Remixers, that is, people who remix, are musicians who use a variety of tools, primarily electronic, to create the new song versions. Remixing can be simply moving song parts around; it can also be creating new music for an old song lyric. There are two common kinds of remixing: production and mashups. Production remixing uses new instruments with the old song vocal, and mashups use two old songs mixed together to create a new song.
Many electronic music artists (music made with computers or other electronic instruments) use computer software to make new music parts, called "tracks". The music parts contain notes which are arranged with a computer program called a sequencer. The actual notes are played by instruments, usually synthesizers, a type of electronic musical instrument that makes sounds by changing the shape of a sound wave. It is also possible for a remixer to use a drum sample kit, a set of sounds of fake or real drums recorded for use on a computer.
When the remixer has a proper sequence in the sequencer, he or she can then render the audio part, or track. Rendering requires the sequencer to talk to the musical instrument, usually by computer software or a computer-to-computer talking language called MIDI to an actual electronic keyboard. The sequencer tells the instrument which note to play, and then the instrument plays the note. The sequencer writes this note to a music file on the computer.
A mashup is a remixing style in which a remixer takes two songs and mixes them with each other in a clever way to create a new song. Usually, it is the vocal of the song they want to remix with the other musical parts of an older song.
Instead of using a sequencer and a musical instrument, a remixer can use either record-playing turntables or a computer with an audio sequence editor, for example the program named ACID music. He or she also needs an audio editor, a computer program that allows someone to record sounds into a computer as well as cut them down to smaller bits.
Usually, a small bit of the old song is "cut" in an audio editor into a loop, a piece of music that when played on repeat does not have any skips or musical pauses.

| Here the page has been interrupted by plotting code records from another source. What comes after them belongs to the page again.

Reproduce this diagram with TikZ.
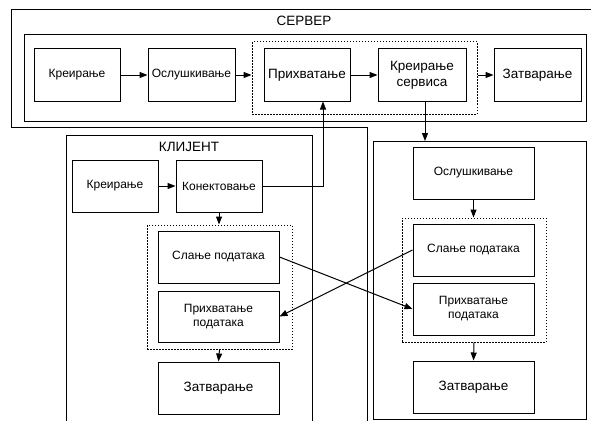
\documentclass[tikz,border=0pt]{standalone}
\usepackage{fontspec}
\setmainfont{Liberation Sans}
\usetikzlibrary{arrows.meta,calc}
\begin{document}
\begin{tikzpicture}[x=1pt,y=-1pt,
  box/.style={draw=black,line width=1pt,inner sep=0pt,align=center,font=\fontsize{12}{14}\selectfont},
  bigbox/.style={box,font=\fontsize{13.5}{16}\selectfont},
  frame/.style={draw=black,line width=1pt},
  dotbox/.style={draw=black,line width=1pt,dash pattern=on 1.5pt off 1.5pt},
  arr/.style={-{Triangle[length=8pt,width=6pt]},line width=1pt},
  ttl/.style={font=\fontsize{13.5}{16}\selectfont,inner sep=0pt}]
\useasboundingbox (0,0) rectangle (591,420);
\clip (0,0) rectangle (591,420);
% outer frames
\draw[frame] (600,10) -- (11,10) -- (11,127) -- (367,127) -- (367,430);
\draw[frame] (24,35) rectangle (586,121);
\draw[frame] (66,135) rectangle (312,430);
\draw[frame] (373,141) rectangle (586,419);
\node[ttl] (tS) at (304,21) {СЕРВЕР};
\node[ttl] (tC) at (189,147) {КЛИЈЕНТ};
% server row
\node[box,minimum width=86,minimum height=52] (sK) at (77,75) {Креирање};
\node[box,minimum width=87,minimum height=52] (sO) at (191.5,75) {Ослушкивање};
\node[bigbox,minimum width=86,minimum height=52] (sP) at (307,75) {Прихватање};
\node[bigbox,minimum width=88,minimum height=52] (sKS) at (422,75) {Креирање\\сервиса};
\node[bigbox,minimum width=87,minimum height=52] (sZ) at (537.5,75) {Затварање};
\node[dotbox,inner sep=0pt,minimum width=225,minimum height=72] (sD) at (364.5,78) {};
% client
\node[box,minimum width=86,minimum height=52] (cK) at (115,186) {Креирање};
\node[box,minimum width=86,minimum height=52] (cC) at (219,186) {Конектовање};
\node[dotbox,inner sep=0pt,minimum width=145,minimum height=124] (cD) at (219.5,287) {};
\node[box,minimum width=121,minimum height=52] (cS) at (218.5,257) {Слање података};
\node[box,minimum width=121,minimum height=51] (cP) at (218.5,316.5) {Прихватање\\података};
\node[bigbox,minimum width=121,minimum height=52] (cZ) at (218.5,388) {Затварање};
% right
\node[box,minimum width=121,minimum height=52] (rO) at (473.5,173) {Ослушкивање};
\node[dotbox,inner sep=0pt,minimum width=144,minimum height=124] (rD) at (474,280) {};
\node[box,minimum width=121,minimum height=52] (rS) at (473.5,250) {Слање података};
\node[box,minimum width=121,minimum height=52] (rP) at (473.5,309) {Прихватање\\података};
\node[bigbox,minimum width=121,minimum height=52] (rZ) at (473.5,387) {Затварање};
\coordinate (rTop) at (425,141);
% arrows
\draw[arr] (sK) -- (sO);
\draw[arr] (sO) -- (sD.west |- sO);
\draw[arr] (sP) -- (sKS);
\draw[arr] (sD.east |- sZ) -- (sZ);
\draw[arr] (sKS.south -| rTop) -- (rTop);
\draw[arr] (cK) -- (cC);
\draw[arr] (cC.east) -| ([xshift=16pt]sP.south);
\draw[arr] (cC.south) -- (cC.south |- cD.north);
\draw[arr] (cD.south) -- (cZ.north);
\draw[arr] (rO.south) -- (rO.south |- rD.north);
\draw[arr] (rD.south) -- (rZ.north);
\draw[arr] (cS.east) -- (rP.west);
\draw[arr] (rS.west) -- (cP.east);
\end{tikzpicture}
\end{document}
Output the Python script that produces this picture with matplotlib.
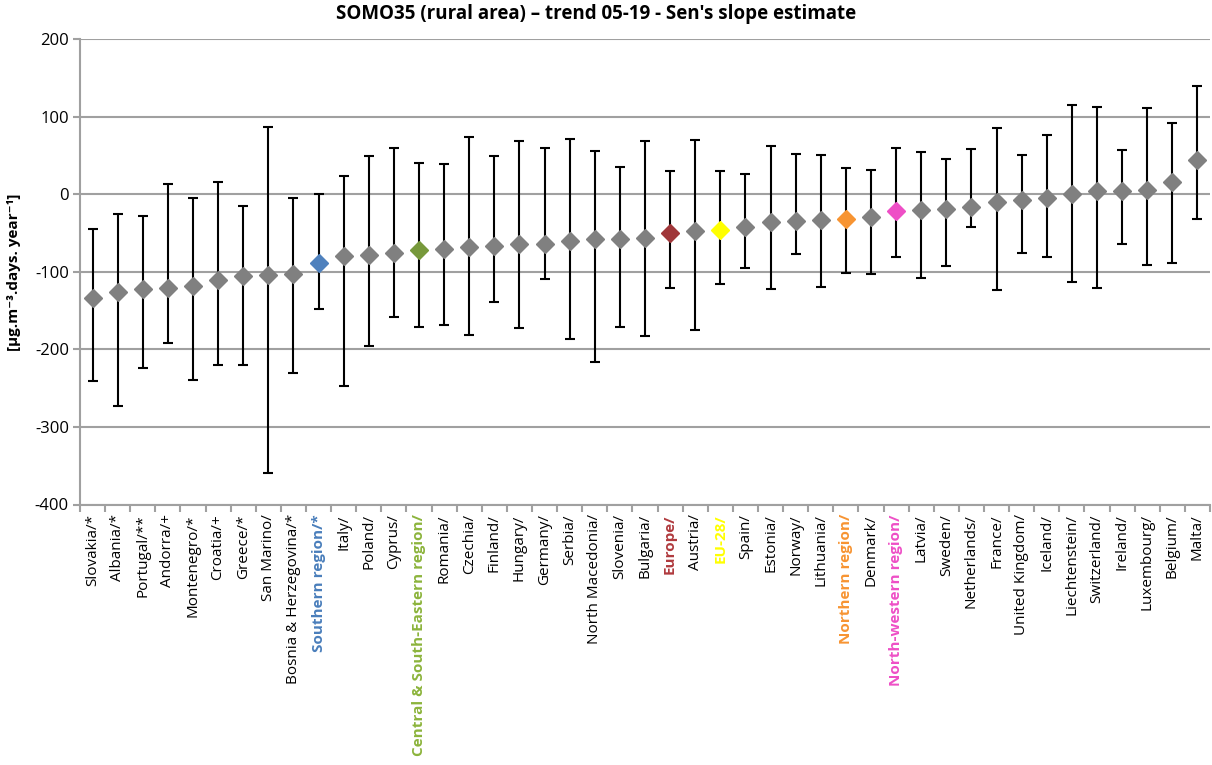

This loop is usually called a sample in the world of remixing. This sample is then looped (played over and over) in a sequence to create a new sound. The remixer then mixes the vocal of another song over that loop.
It is also possible that a mashup style remixer will take the entire musical part of one song without its vocal - called an instrumental - and take a vocal from another song without the non-voice part - called an acapella, and put them together to create one song.